**BRIEF:** Quote the whole listing exactly. Leave the pictures out of your copy.

**DATA SECTION:**
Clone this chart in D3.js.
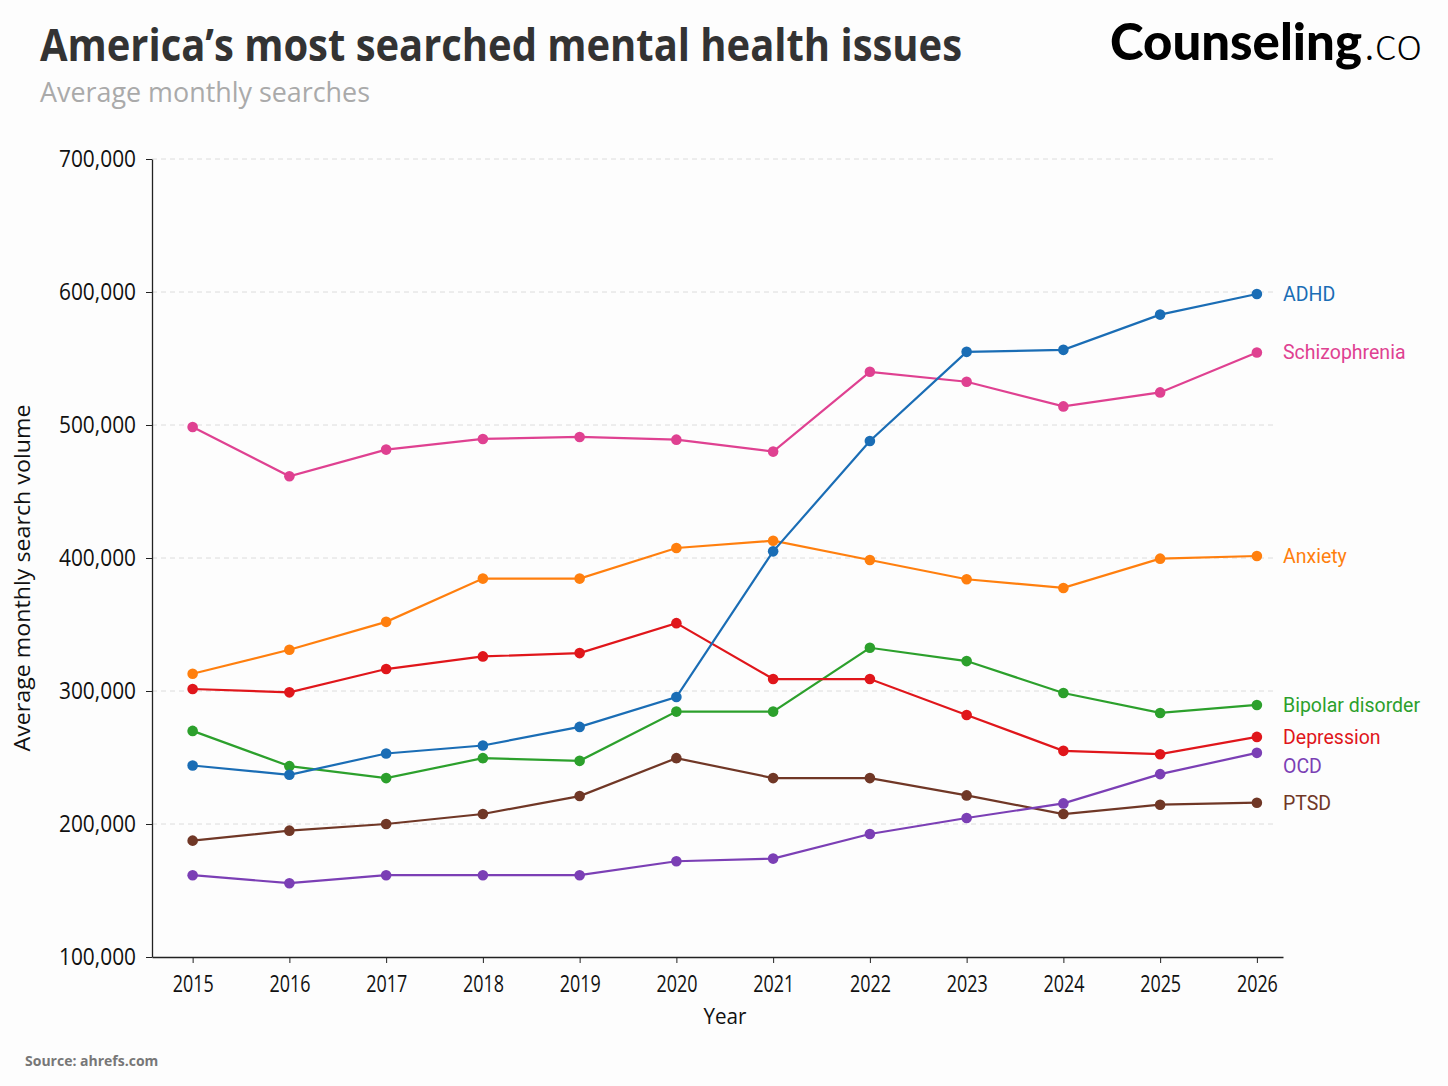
<!DOCTYPE html>
<html><head><meta charset="utf-8">
<script src="https://cdn.jsdelivr.net/npm/d3@7/dist/d3.min.js"></script>
<style>
body{margin:0;background:#fdfdfd;}
svg{display:block;}
</style></head>
<body><svg id="c" width="1448" height="1086"></svg>
<script>
const years = [2015,2016,2017,2018,2019,2020,2021,2022,2023,2024,2025,2026];
const yTicks = [100000,200000,300000,400000,500000,600000,700000];
const seriesNames = ["ADHD","Schizophrenia","Anxiety","Bipolar disorder","Depression","OCD","PTSD"];
const seriesColors = ["#1a6db5","#df4191","#ff7f0e","#2ca02c","#e0161b","#7b3fb5","#703726"];
const adhd = [244000,237000,253000,259000,273000,295500,405000,488000,555000,556500,583000,598500];
const schizophrenia = [498500,461500,481500,489500,491000,489000,480000,540000,532500,514000,524500,554500];
const anxiety = [313000,331000,352000,384500,384500,407500,413000,398500,384000,377500,399500,401500];
const bipolar = [270000,243500,234500,249500,247500,284500,284500,332500,322500,298500,283500,289500];
const depression = [301500,299000,316500,326000,328500,351000,309000,309000,282000,255000,252500,265500];
const ocd = [161500,155500,161500,161500,161500,172000,174000,192500,204500,215500,237500,253500];
const ptsd = [187500,195000,200000,207500,221000,249500,234500,234500,221500,207500,214500,216000];
const seriesValues = [adhd,schizophrenia,anxiety,bipolar,depression,ocd,ptsd];

const svg = d3.select("#c");
const m = {l:152, r:1283, t:159, b:957};
const x = d3.scaleLinear().domain([2014.58,2026.27]).range([m.l, m.r]);
const y = d3.scaleLinear().domain([100000,700000]).range([m.b, m.t]);
const fmt = d3.format(",");

// title
svg.append("text").attr("x",40).attr("y",61).text("America’s most searched mental health issues")
  .attr("font-family","Open Sans").attr("font-weight",700).attr("font-size",45).attr("fill","#333")
  .attr("textLength",922).attr("lengthAdjust","spacingAndGlyphs");
svg.append("text").attr("x",40).attr("y",102).text("Average monthly searches")
  .attr("font-family","Open Sans").attr("font-size",27).attr("fill","#aaa")
  .attr("textLength",330).attr("lengthAdjust","spacingAndGlyphs");

// logo
svg.append("text").attr("x",1110).attr("y",60).attr("font-family","Lato").text("Counseling")
  .attr("font-weight",900).attr("font-size",52).attr("fill","#000")
  .attr("textLength",252).attr("lengthAdjust","spacingAndGlyphs");
svg.append("text").attr("x",1364).attr("y",60).attr("font-family","Lato").text(".co")
  .attr("font-weight",300).attr("font-size",48).attr("fill","#000")
  .attr("textLength",58).attr("lengthAdjust","spacingAndGlyphs");

// grid
svg.append("g").selectAll("line").data(yTicks.slice(1)).join("line")
  .attr("x1",m.l).attr("x2",1276).attr("y1",d=>y(d)).attr("y2",d=>y(d))
  .attr("stroke","#dcdcdc").attr("stroke-dasharray","5,4").attr("stroke-width",1);

// axes
const yAxis = svg.append("g").attr("transform",`translate(${m.l},0)`)
  .call(d3.axisLeft(y).tickValues(yTicks).tickFormat(fmt).tickSize(6).tickSizeOuter(0));
const xAxis = svg.append("g").attr("transform",`translate(0,${m.b})`)
  .call(d3.axisBottom(x).tickValues(years).tickFormat(d3.format("d")).tickSize(6).tickSizeOuter(0));
[yAxis,xAxis].forEach(a=>{
  a.select(".domain").attr("stroke","#222").attr("stroke-width",1.3);
  a.selectAll(".tick line").attr("stroke","#222");
  a.selectAll("text").attr("font-family","Open Sans").attr("font-size",23).attr("fill","#111");
});
yAxis.selectAll("text").attr("x",-16).attr("dy","0.34em").attr("textLength",77).attr("lengthAdjust","spacingAndGlyphs");
xAxis.selectAll("text").attr("y",14).attr("dy","0.9em").attr("textLength",41).attr("lengthAdjust","spacingAndGlyphs");

svg.append("text").attr("transform","translate(30,578) rotate(-90)").attr("text-anchor","middle")
  .text("Average monthly search volume").attr("font-family","Open Sans").attr("font-size",21).attr("fill","#111")
  .attr("textLength",347).attr("lengthAdjust","spacingAndGlyphs");
svg.append("text").attr("x",725).attr("y",1024).attr("text-anchor","middle")
  .text("Year").attr("font-family","Open Sans").attr("font-size",22).attr("fill","#111")
  .attr("textLength",43).attr("lengthAdjust","spacingAndGlyphs");

// lines
const line = d3.line().x((d,i)=>x(years[i])).y(d=>y(d));
const order = [6,5,3,4,2,1,0];
order.forEach(k=>{
  const g = svg.append("g");
  g.append("path").attr("d",line(seriesValues[k])).attr("fill","none")
    .attr("stroke",seriesColors[k]).attr("stroke-width",2.2);
  g.selectAll("circle").data(seriesValues[k]).join("circle")
    .attr("cx",(d,i)=>x(years[i])).attr("cy",d=>y(d)).attr("r",5.3).attr("fill",seriesColors[k]);
});

// end labels with collision avoidance
const labels = seriesNames.map((n,k)=>({n, c:seriesColors[k], y:y(seriesValues[k][years.length-1])}))
  .sort((a,b)=>a.y-b.y);
for(let i=1;i<labels.length;i++){ if(labels[i].y < labels[i-1].y+29) labels[i].y = labels[i-1].y+29; }
svg.append("g").selectAll("text").data(labels).join("text")
  .attr("x",1283).attr("y",d=>d.y).attr("dy","0.35em").text(d=>d.n)
  .attr("font-family","Roboto").attr("font-size",19.5).attr("fill",d=>d.c);

svg.append("text").attr("x",25).attr("y",1066).text("Source: ahrefs.com")
  .attr("font-family","Open Sans").attr("font-weight",700).attr("font-size",14).attr("fill","#777");
</script></body></html>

**THE SOLUTION:**
Clone this chart in D3.js.
<!DOCTYPE html>
<html><head><meta charset="utf-8">
<script src="https://cdn.jsdelivr.net/npm/d3@7/dist/d3.min.js"></script>
<style>
body{margin:0;background:#fdfdfd;}
svg{display:block;}
</style></head>
<body><svg id="c" width="1448" height="1086"></svg>
<script>
const years = [2015,2016,2017,2018,2019,2020,2021,2022,2023,2024,2025,2026];
const yTicks = [100000,200000,300000,400000,500000,600000,700000];
const seriesNames = ["ADHD","Schizophrenia","Anxiety","Bipolar disorder","Depression","OCD","PTSD"];
const seriesColors = ["#1a6db5","#df4191","#ff7f0e","#2ca02c","#e0161b","#7b3fb5","#703726"];
const adhd = [244000,237000,253000,259000,273000,295500,405000,488000,555000,556500,583000,598500];
const schizophrenia = [498500,461500,481500,489500,491000,489000,480000,540000,532500,514000,524500,554500];
const anxiety = [313000,331000,352000,384500,384500,407500,413000,398500,384000,377500,399500,401500];
const bipolar = [270000,243500,234500,249500,247500,284500,284500,332500,322500,298500,283500,289500];
const depression = [301500,299000,316500,326000,328500,351000,309000,309000,282000,255000,252500,265500];
const ocd = [161500,155500,161500,161500,161500,172000,174000,192500,204500,215500,237500,253500];
const ptsd = [187500,195000,200000,207500,221000,249500,234500,234500,221500,207500,214500,216000];
const seriesValues = [adhd,schizophrenia,anxiety,bipolar,depression,ocd,ptsd];

const svg = d3.select("#c");
const m = {l:152, r:1283, t:159, b:957};
const x = d3.scaleLinear().domain([2014.58,2026.27]).range([m.l, m.r]);
const y = d3.scaleLinear().domain([100000,700000]).range([m.b, m.t]);
const fmt = d3.format(",");

// title
svg.append("text").attr("x",40).attr("y",61).text("America’s most searched mental health issues")
  .attr("font-family","Open Sans").attr("font-weight",700).attr("font-size",45).attr("fill","#333")
  .attr("textLength",922).attr("lengthAdjust","spacingAndGlyphs");
svg.append("text").attr("x",40).attr("y",102).text("Average monthly searches")
  .attr("font-family","Open Sans").attr("font-size",27).attr("fill","#aaa")
  .attr("textLength",330).attr("lengthAdjust","spacingAndGlyphs");

// logo
svg.append("text").attr("x",1110).attr("y",60).attr("font-family","Lato").text("Counseling")
  .attr("font-weight",900).attr("font-size",52).attr("fill","#000")
  .attr("textLength",252).attr("lengthAdjust","spacingAndGlyphs");
svg.append("text").attr("x",1364).attr("y",60).attr("font-family","Lato").text(".co")
  .attr("font-weight",300).attr("font-size",48).attr("fill","#000")
  .attr("textLength",58).attr("lengthAdjust","spacingAndGlyphs");

// grid
svg.append("g").selectAll("line").data(yTicks.slice(1)).join("line")
  .attr("x1",m.l).attr("x2",1276).attr("y1",d=>y(d)).attr("y2",d=>y(d))
  .attr("stroke","#dcdcdc").attr("stroke-dasharray","5,4").attr("stroke-width",1);

// axes
const yAxis = svg.append("g").attr("transform",`translate(${m.l},0)`)
  .call(d3.axisLeft(y).tickValues(yTicks).tickFormat(fmt).tickSize(6).tickSizeOuter(0));
const xAxis = svg.append("g").attr("transform",`translate(0,${m.b})`)
  .call(d3.axisBottom(x).tickValues(years).tickFormat(d3.format("d")).tickSize(6).tickSizeOuter(0));
[yAxis,xAxis].forEach(a=>{
  a.select(".domain").attr("stroke","#222").attr("stroke-width",1.3);
  a.selectAll(".tick line").attr("stroke","#222");
  a.selectAll("text").attr("font-family","Open Sans").attr("font-size",23).attr("fill","#111");
});
yAxis.selectAll("text").attr("x",-16).attr("dy","0.34em").attr("textLength",77).attr("lengthAdjust","spacingAndGlyphs");
xAxis.selectAll("text").attr("y",14).attr("dy","0.9em").attr("textLength",41).attr("lengthAdjust","spacingAndGlyphs");

svg.append("text").attr("transform","translate(30,578) rotate(-90)").attr("text-anchor","middle")
  .text("Average monthly search volume").attr("font-family","Open Sans").attr("font-size",21).attr("fill","#111")
  .attr("textLength",347).attr("lengthAdjust","spacingAndGlyphs");
svg.append("text").attr("x",725).attr("y",1024).attr("text-anchor","middle")
  .text("Year").attr("font-family","Open Sans").attr("font-size",22).attr("fill","#111")
  .attr("textLength",43).attr("lengthAdjust","spacingAndGlyphs");

// lines
const line = d3.line().x((d,i)=>x(years[i])).y(d=>y(d));
const order = [6,5,3,4,2,1,0];
order.forEach(k=>{
  const g = svg.append("g");
  g.append("path").attr("d",line(seriesValues[k])).attr("fill","none")
    .attr("stroke",seriesColors[k]).attr("stroke-width",2.2);
  g.selectAll("circle").data(seriesValues[k]).join("circle")
    .attr("cx",(d,i)=>x(years[i])).attr("cy",d=>y(d)).attr("r",5.3).attr("fill",seriesColors[k]);
});

// end labels with collision avoidance
const labels = seriesNames.map((n,k)=>({n, c:seriesColors[k], y:y(seriesValues[k][years.length-1])}))
  .sort((a,b)=>a.y-b.y);
for(let i=1;i<labels.length;i++){ if(labels[i].y < labels[i-1].y+29) labels[i].y = labels[i-1].y+29; }
svg.append("g").selectAll("text").data(labels).join("text")
  .attr("x",1283).attr("y",d=>d.y).attr("dy","0.35em").text(d=>d.n)
  .attr("font-family","Roboto").attr("font-size",19.5).attr("fill",d=>d.c);

svg.append("text").attr("x",25).attr("y",1066).text("Source: ahrefs.com")
  .attr("font-family","Open Sans").attr("font-weight",700).attr("font-size",14).attr("fill","#777");
</script></body></html>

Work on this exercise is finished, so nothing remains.